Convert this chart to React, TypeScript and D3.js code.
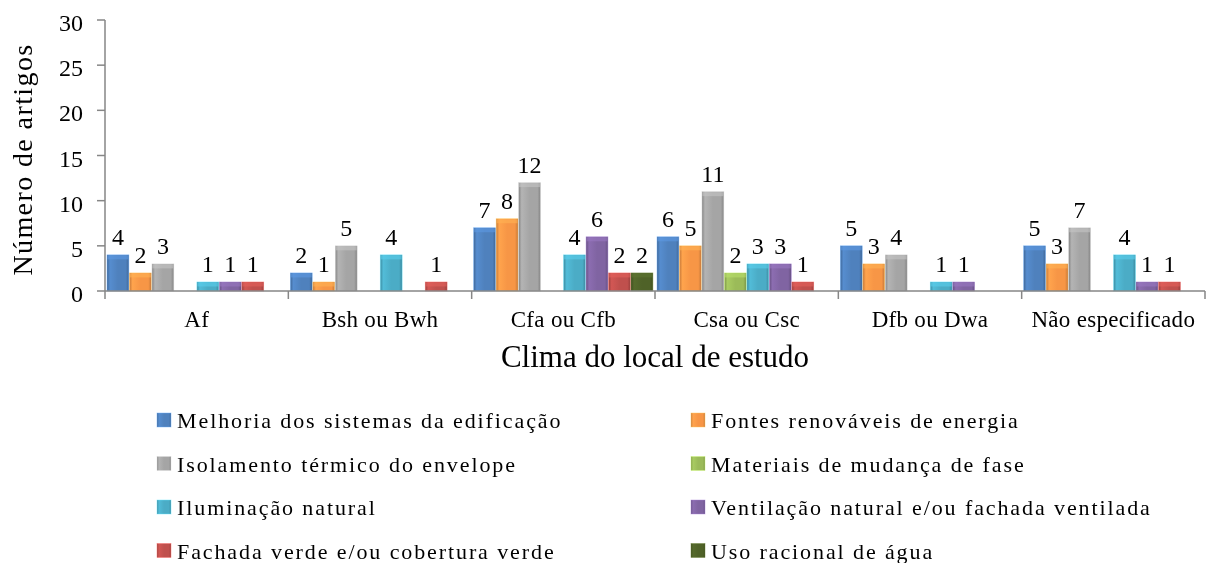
import React from "react";
import * as d3 from "d3";

const categories = ["Af", "Bsh ou Bwh", "Cfa ou Cfb", "Csa ou Csc", "Dfb ou Dwa", "Não especificado"];
const seriesNames = [
  "Melhoria dos sistemas da edificação",
  "Fontes renováveis de energia",
  "Isolamento térmico do envelope",
  "Materiais de mudança de fase",
  "Iluminação natural",
  "Ventilação natural e/ou fachada ventilada",
  "Fachada verde e/ou cobertura verde",
  "Uso racional de água",
];
const seriesColors = ["#4F81BD", "#F79646", "#A5A5A5", "#9BBB59", "#4BACC6", "#8064A2", "#C0504D", "#4F6228"];
// values[series][category]
const melhoria = [4, 2, 7, 6, 5, 5];
const fontes = [2, 1, 8, 5, 3, 3];
const isolamento = [3, 5, 12, 11, 4, 7];
const materiais = [0, 0, 0, 2, 0, 0];
const iluminacao = [1, 4, 4, 3, 1, 4];
const ventilacao = [1, 0, 6, 3, 1, 1];
const fachadaVerde = [1, 1, 2, 1, 0, 1];
const usoAgua = [0, 0, 2, 0, 0, 0];
const seriesValues = [melhoria, fontes, isolamento, materiais, iluminacao, ventilacao, fachadaVerde, usoAgua];
const yTicks = [0, 5, 10, 15, 20, 25, 30];

const W = 1210;
const H = 563;
const plotLeft = 105;
const plotRight = 1205;
const plotTop = 20;
const plotBottom = 291;
const FF = "Liberation Serif";
const axisColor = "#868686";

export default function App() {
  const x0 = d3.scaleBand<string>().domain(categories).range([plotLeft, plotRight]).padding(0);
  const x1 = d3
    .scaleBand<number>()
    .domain(d3.range(seriesNames.length))
    .range([2, x0.bandwidth() - 1.5])
    .padding(0);
  const y = d3.scaleLinear().domain([0, 30]).range([plotBottom, plotTop]);
  const barW = x1.bandwidth() - 0.6;

  const boundaries = categories.map((c) => x0(c)!).concat([plotRight]);

  return (
    <svg width={W} height={H} style={{ position: "fixed", left: 0, top: 0 }}>
      <defs>
        {seriesColors.map((c, i) => {
          const base = d3.color(c)!;
          const dark = base.darker(0.6).formatHex();
          const light = base.brighter(0.25).formatHex();
          return (
            <linearGradient key={i} id={`gh${i}`} x1="0" x2="1" y1="0" y2="0">
              <stop offset="0%" stopColor={dark} />
              <stop offset="14%" stopColor={light} />
              <stop offset="50%" stopColor={c} />
              <stop offset="86%" stopColor={c} />
              <stop offset="100%" stopColor={dark} />
            </linearGradient>
          );
        })}
      </defs>

      {/* Y axis */}
      <line x1={plotLeft} x2={plotLeft} y1={plotTop} y2={plotBottom} stroke={axisColor} strokeWidth={1.5} />
      {yTicks.map((t) => (
        <g key={t}>
          <line x1={plotLeft - 8} x2={plotLeft} y1={y(t)} y2={y(t)} stroke={axisColor} strokeWidth={1.5} />
          <text x={plotLeft - 22} y={y(t) + 11} textAnchor="end" fontFamily={FF} fontSize={24} fill="#000">
            {t}
          </text>
        </g>
      ))}

      {/* Bars */}
      {categories.map((cat, ci) => (
        <g key={cat}>
          {seriesValues.map((vals, si) => {
            const v = vals[ci];
            if (!v) return null;
            const bx = x0(cat)! + x1(si)!;
            const by = y(v);
            const bh = plotBottom - by;
            const c = d3.color(seriesColors[si])!;
            return (
              <g key={si}>
                <rect x={bx} y={by} width={barW} height={bh} fill={`url(#gh${si})`} />
                <rect
                  x={bx + 0.5}
                  y={by + 0.5}
                  width={barW - 1}
                  height={Math.min(4, bh - 1)}
                  fill={c.brighter(0.5).formatHex()}
                  opacity={0.6}
                />
                <rect
                  x={bx}
                  y={by}
                  width={barW}
                  height={bh}
                  fill="none"
                  stroke={c.brighter(0.8).formatHex()}
                  strokeWidth={0.6}
                  opacity={0.7}
                />
                <text x={bx + barW / 2} y={by - 10} textAnchor="middle" fontFamily={FF} fontSize={24} fill="#000">
                  {v}
                </text>
              </g>
            );
          })}
        </g>
      ))}

      {/* X axis */}
      <line x1={plotLeft} x2={plotRight} y1={plotBottom} y2={plotBottom} stroke={axisColor} strokeWidth={1.5} />
      {boundaries.map((bx, i) => (
        <line key={i} x1={bx} x2={bx} y1={plotBottom} y2={plotBottom + 8} stroke={axisColor} strokeWidth={1.5} />
      ))}
      {categories.map((cat) => (
        <text
          key={cat}
          x={x0(cat)! + x0.bandwidth() / 2}
          y={327}
          textAnchor="middle"
          fontFamily={FF}
          fontSize={23}
          letterSpacing={0.3}
          fill="#000"
        >
          {cat}
        </text>
      ))}

      {/* Axis titles */}
      <text x={(plotLeft + plotRight) / 2} y={367} textAnchor="middle" fontFamily={FF} fontSize={31} fill="#000">
        Clima  do local de estudo
      </text>
      <text
        transform={`translate(32, ${(plotTop + plotBottom) / 2 + 4}) rotate(-90)`}
        textAnchor="middle"
        fontFamily={FF}
        fontSize={28}
        letterSpacing={1.4}
        fill="#000"
      >
        Número de artigos
      </text>

      {/* Legend */}
      {seriesNames.map((name, i) => {
        const col = i % 2;
        const row = Math.floor(i / 2);
        const lx = col === 0 ? 157 : 691;
        const baseY = 428 + row * 43.5;
        return (
          <g key={name}>
            <rect x={lx} y={baseY - 15} width={14} height={14} fill={`url(#gh${i})`} />
            <rect
              x={lx}
              y={baseY - 15}
              width={14}
              height={14}
              fill="none"
              stroke={d3.color(seriesColors[i])!.brighter(0.8).formatHex()}
              strokeWidth={0.6}
              opacity={0.7}
            />
            <text x={lx + 20} y={baseY} fontFamily={FF} fontSize={22} letterSpacing={1.9} fill="#000">
              {name}
            </text>
          </g>
        );
      })}
    </svg>
  );
}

+ + + + + + +

- STATED GOAL -
Copy out every line that includes the word "React".

- COMPLETED TASK -
Convert this chart to React, TypeScript and D3.js code.
import React from "react";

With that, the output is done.